The Cotswolds: From Moreton-in-Marsh to Chipping Norton
It was a sunny Sunday when Luqman and I set off for the last hike of our Oxford careers. Taking the first train to Moreton-in-Marsh, we arrived a little before half past ten. Moreton-in-Marsh was very quaint. We made sure to walk through the town centre to see the War Memorial, Curfew Tower, and the Redesdale Hall, circling around Saint David’s Church on our way from the centre. All the houses were constructed using stones of a warm cream colour, including the typically austere Anglican church.
The path from
Moreton-in-Marsh alternates between fields and forests, the former too warm
with a shirt on and the latter too cool without one. Fortunately, I had applied
sunscreen in the morning. Although we did not see the marshes for which the
town was named, we did encounter many flies and other flying critters, which
made us suspect that there must be some source of moisture around.
Around lunchtime, we
arrived at our first stop: Chastleton House. The estate was more imposing than
I expected, with walls that imitated castle turrets and a proper stone gate
guarding the entrance. Adjoining the House on the side was a church, and
viewing it from across the road stood a square roofed structure that would have
been nice to sit in were its floor not covered in sheep poo. An interesting
fact about Chastleton House is it is said to be the birthplace of competitive
croquet.
We did not take a tour
of the house but walked onwards along a path lined with towering ancient trees.
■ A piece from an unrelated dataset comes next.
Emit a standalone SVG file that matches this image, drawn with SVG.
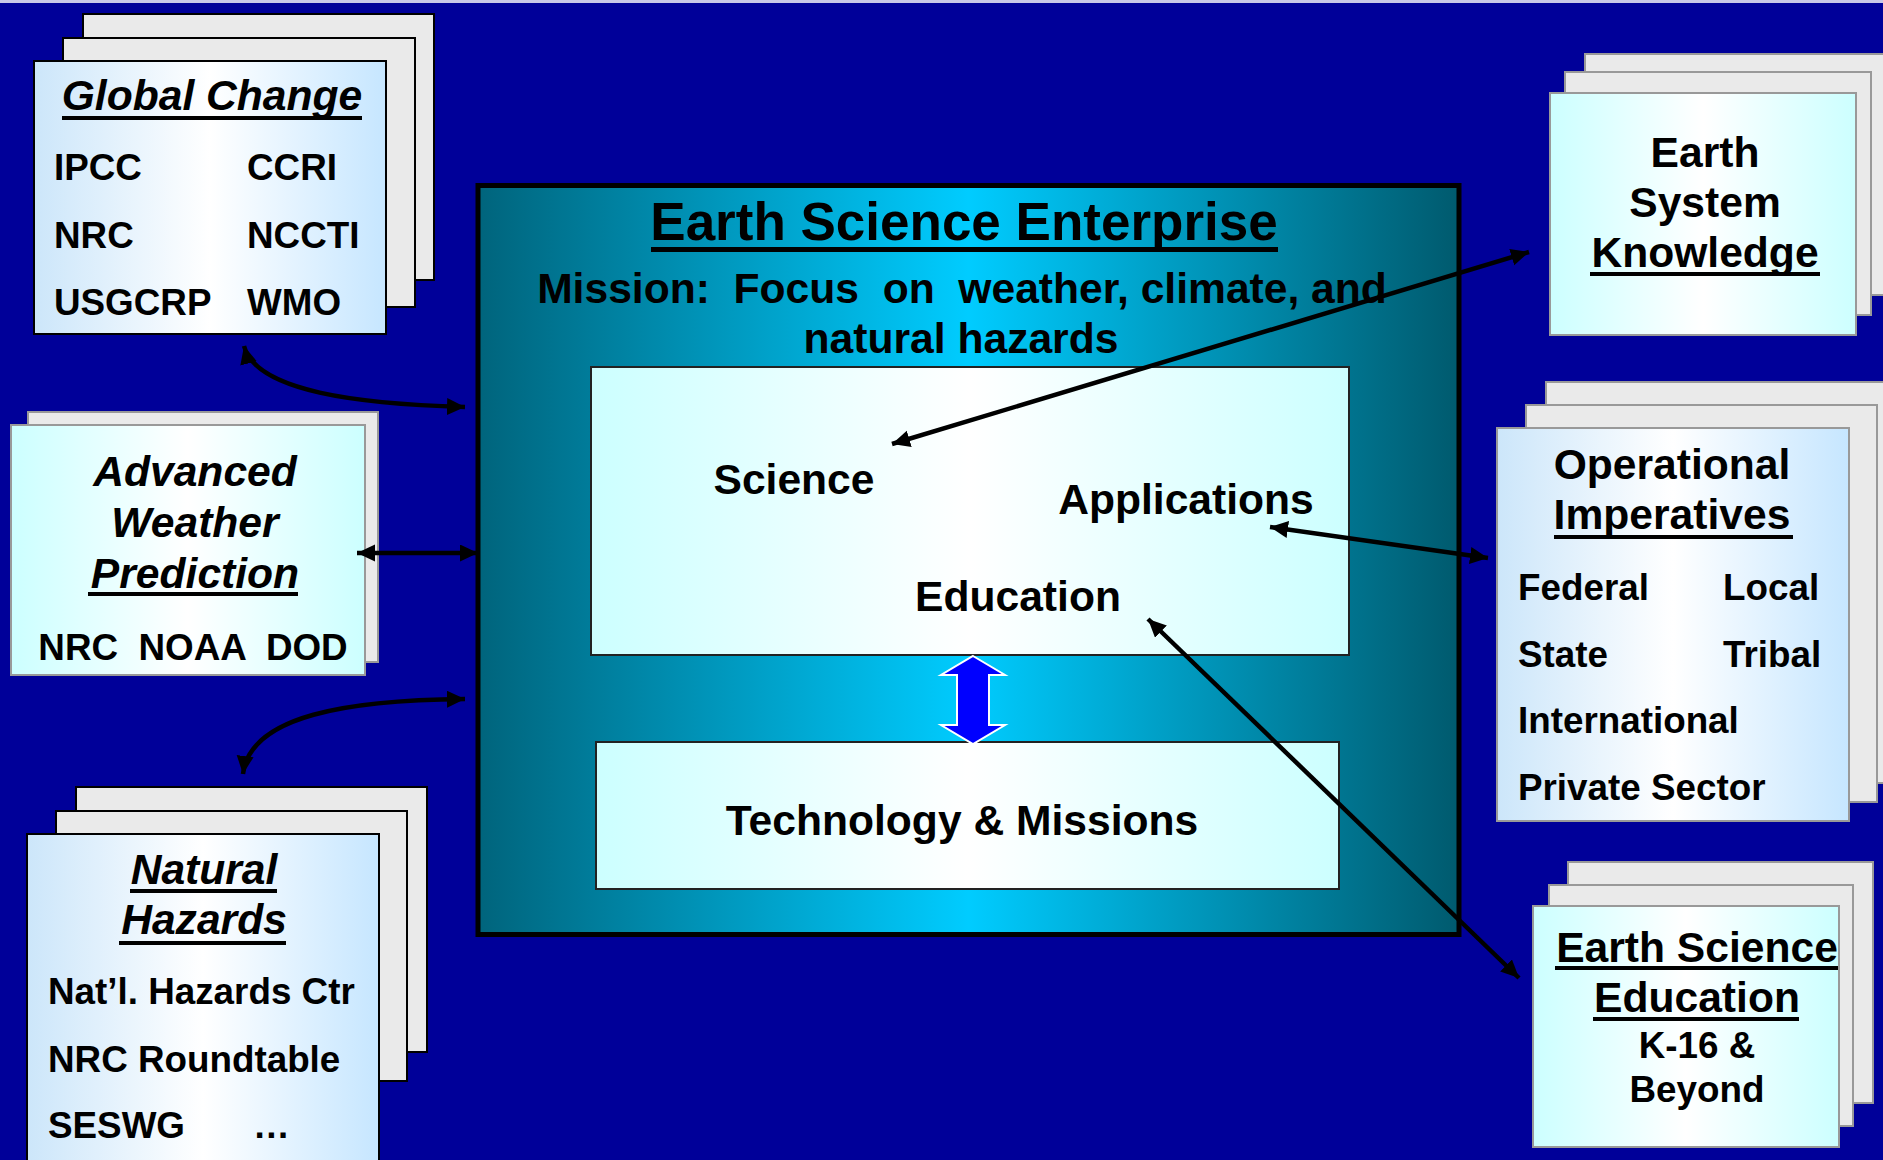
<svg xmlns="http://www.w3.org/2000/svg" width="1883" height="1160" viewBox="0 0 1883 1160">
<defs>
<linearGradient id="gCentral" x1="0" y1="0" x2="1" y2="0">
<stop offset="0" stop-color="#00647C"/>
<stop offset="0.5" stop-color="#00CCFF"/>
<stop offset="1" stop-color="#005A6E"/>
</linearGradient>
<linearGradient id="gInner" x1="0" y1="0" x2="1" y2="0">
<stop offset="0" stop-color="#CCFFFF"/>
<stop offset="0.5" stop-color="#FFFFFF"/>
<stop offset="1" stop-color="#CCFFFF"/>
</linearGradient>
<linearGradient id="gBlue" x1="0" y1="0" x2="1" y2="0">
<stop offset="0" stop-color="#CCE6FA"/>
<stop offset="0.5" stop-color="#FFFFFF"/>
<stop offset="1" stop-color="#C6E6FF"/>
</linearGradient>
<linearGradient id="gCyan" x1="0" y1="0" x2="1" y2="0">
<stop offset="0" stop-color="#CCFFFF"/>
<stop offset="0.5" stop-color="#FFFFFF"/>
<stop offset="1" stop-color="#CCFFFF"/>
</linearGradient>
<marker id="ah" markerUnits="userSpaceOnUse" markerWidth="21" markerHeight="19" refX="18" refY="8.5" orient="auto-start-reverse">
<path d="M0,0 L18,8.5 L0,17 z" fill="#000"/>
</marker>
<style>
text{font-family:"Liberation Sans",Arial,sans-serif;font-weight:bold;fill:#000}
.t42{font-size:42.6px}
.t36{font-size:36.8px}
.it{font-style:italic}
.mid{text-anchor:middle}
.ul{stroke:#000;stroke-width:4}
.back{fill:#EAEAEA;stroke:#000;stroke-width:2}
.backg{fill:#EAEAEA;stroke:#999;stroke-width:2}
.frontB{fill:url(#gBlue);stroke:#000;stroke-width:2}
.frontBg{fill:url(#gBlue);stroke:#999;stroke-width:2}
.frontC{fill:url(#gCyan);stroke:#999;stroke-width:2}
.conn{fill:none;stroke:#000;stroke-width:4.5;marker-start:url(#ah);marker-end:url(#ah)}
</style>
</defs>
<rect x="0" y="0" width="1883" height="1160" fill="#000099"/>
<rect x="0" y="0" width="1883" height="3" fill="#C8C8E8"/>

<g id="central">
<rect x="478" y="185.5" width="981" height="749" fill="url(#gCentral)" stroke="#000" stroke-width="5"/>
<text class="mid" x="964" y="240" style="font-size:53px">Earth Science Enterprise</text>
<line class="ul" x1="651" y1="249.5" x2="1278" y2="249.5" style="stroke-width:5"/>
<text class="mid t42" x="962" y="303" xml:space="preserve">Mission:  Focus  on  weather, climate, and</text>
<text class="mid t42" x="961" y="353">natural hazards</text>
</g>

<g id="sae">
<rect x="591" y="367" width="758" height="288" fill="url(#gInner)" stroke="#222" stroke-width="2"/>
<text class="mid t42" x="794" y="494">Science</text>
<text class="mid t42" x="1186" y="514">Applications</text>
<text class="mid t42" x="1018" y="611">Education</text>
</g>

<g id="tech">
<rect x="596" y="742" width="743" height="147" fill="url(#gInner)" stroke="#222" stroke-width="2"/>
<text class="mid t42" x="962" y="835">Technology &amp; Missions</text>
</g>

<g id="blue-arrow">
<polygon points="973,656 1005,675 989,675 989,725 1005,725 973,744 941,725 957,725 957,675 941,675" fill="#0000FF" stroke="#FFFFFF" stroke-width="2"/>
</g>

<g id="global-change">
<rect class="back" x="83" y="14" width="351" height="266"/>
<rect class="back" x="63" y="38" width="352" height="269"/>
<rect class="frontB" x="34" y="61" width="352" height="273"/>
<text class="mid t42 it" x="212" y="110">Global Change</text>
<line class="ul" x1="62" y1="118" x2="362" y2="118"/>
<text class="t36" x="54" y="180">IPCC</text>
<text class="t36" x="247" y="180">CCRI</text>
<text class="t36" x="54" y="248">NRC</text>
<text class="t36" x="247" y="248">NCCTI</text>
<text class="t36" x="54" y="315">USGCRP</text>
<text class="t36" x="247" y="315">WMO</text>
</g>

<g id="advanced-weather">
<rect class="backg" x="28" y="412" width="350" height="250"/>
<rect class="frontC" x="11" y="425" width="354" height="250"/>
<text class="mid t42 it" x="195" y="486">Advanced</text>
<text class="mid t42 it" x="195" y="537">Weather</text>
<text class="mid t42 it" x="195" y="588">Prediction</text>
<line class="ul" x1="88" y1="594" x2="298" y2="594"/>
<text class="mid t36" x="193" y="660" xml:space="preserve">NRC  NOAA  DOD</text>
</g>

<g id="natural-hazards">
<rect class="back" x="76" y="787" width="351" height="265"/>
<rect class="back" x="56" y="811" width="351" height="270"/>
<rect class="frontB" x="27" y="834" width="352" height="330"/>
<text class="mid t42 it" x="204" y="884">Natural</text>
<line class="ul" x1="130" y1="891" x2="277" y2="891"/>
<text class="mid t42 it" x="204" y="934">Hazards</text>
<line class="ul" x1="119" y1="943" x2="286" y2="943"/>
<text class="t36" x="48" y="1004">Nat’l. Hazards Ctr</text>
<text class="t36" x="48" y="1072">NRC Roundtable</text>
<text class="t36" x="48" y="1138">SESWG</text>
<text class="t36" x="253" y="1138">…</text>
</g>

<g id="earth-system-knowledge">
<rect class="backg" x="1585" y="54" width="310" height="241"/>
<rect class="backg" x="1565" y="72" width="306" height="243"/>
<rect class="frontC" x="1550" y="93" width="306" height="242"/>
<text class="mid t42" x="1705" y="167">Earth</text>
<text class="mid t42" x="1705" y="217">System</text>
<text class="mid t42" x="1705" y="267">Knowledge</text>
<line class="ul" x1="1590" y1="274" x2="1820" y2="274"/>
</g>

<g id="operational-imperatives">
<rect class="backg" x="1546" y="382" width="350" height="401"/>
<rect class="backg" x="1526" y="405" width="351" height="397"/>
<rect class="frontBg" x="1497" y="428" width="352" height="393"/>
<text class="mid t42" x="1672" y="479">Operational</text>
<text class="mid t42" x="1672" y="529">Imperatives</text>
<line class="ul" x1="1554" y1="537" x2="1793" y2="537"/>
<text class="t36" x="1518" y="600">Federal</text>
<text class="t36" x="1723" y="600">Local</text>
<text class="t36" x="1518" y="667">State</text>
<text class="t36" x="1723" y="667">Tribal</text>
<text class="t36" x="1518" y="733">International</text>
<text class="t36" x="1518" y="800">Private Sector</text>
</g>

<g id="earth-science-education">
<rect class="backg" x="1568" y="862" width="305" height="241"/>
<rect class="backg" x="1549" y="885" width="304" height="241"/>
<rect class="frontC" x="1533" y="906" width="306" height="241"/>
<text class="mid t42" x="1697" y="962">Earth Science</text>
<line class="ul" x1="1555" y1="968" x2="1838" y2="968"/>
<text class="mid t42" x="1697" y="1012">Education</text>
<line class="ul" x1="1593" y1="1019" x2="1799" y2="1019"/>
<text class="mid t36" x="1697" y="1058">K-16 &amp;</text>
<text class="mid t36" x="1697" y="1102">Beyond</text>
</g>

<g id="connectors">
<path class="conn" d="M244,346 C256,392 360,404 465,407"/>
<path class="conn" d="M357,553 L478,553"/>
<path class="conn" d="M243,774 C250,715 350,700 465,699"/>
<path class="conn" d="M892,444 L1529,252"/>
<path class="conn" d="M1270,527 L1488,558"/>
<path class="conn" d="M1148,619 L1519,978"/>
</g>
</svg>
We ate lunch in front of the Saint Mary Magdalene Church in Adlestrop, after
which we bought crisps and ice cream in a nearby store. Lunch, I should remark,
is a quite generous term for our meal of sweets, nuts, and puffed corn; we
would have eaten something more substantial had there been any restaurant
between there and the Rollright Stones, which there was not.
At long last, we
reached the Rollright Stones, crossing the busy A44 to get there. Unbeknownst
to me, there are several groups of stones above Little Rollright. The so-called
Whispering Knights are the oldest and largest stones, once forming a proper dolmen
until the collapse of the top slab. Erected around 3800 BCE, they predate the
stone ring dubbed “The King’s Men” by about 1300 years. Finally, across the
road one can find the King Stone, likely erected around 1500 BCE. Passers-by
used to chip away parts of this stone to serve as talismans, prompting the
state to enact legal protection over the site as early as 1882.
Luqman’s phone died
shortly after we left the stones, so I downloaded the app with the route and
continued navigating from there. The final stretch was the most tiring, and we
were incensed when an old man had the audacity to nimbly run past us as we
trudged our way uphill. The worst part was yet to come, though. A few minutes
before Chipping Norton, I looked at my phone and saw that the next bus we were
estimated to make would leave in almost an hour. It occurred to me that the
line was an hourly one, which was confirmed by a quick search. The last seven
minutes of our journey, therefore, were spent half-running and half-jogging to
the bus stop, but the effort paid off.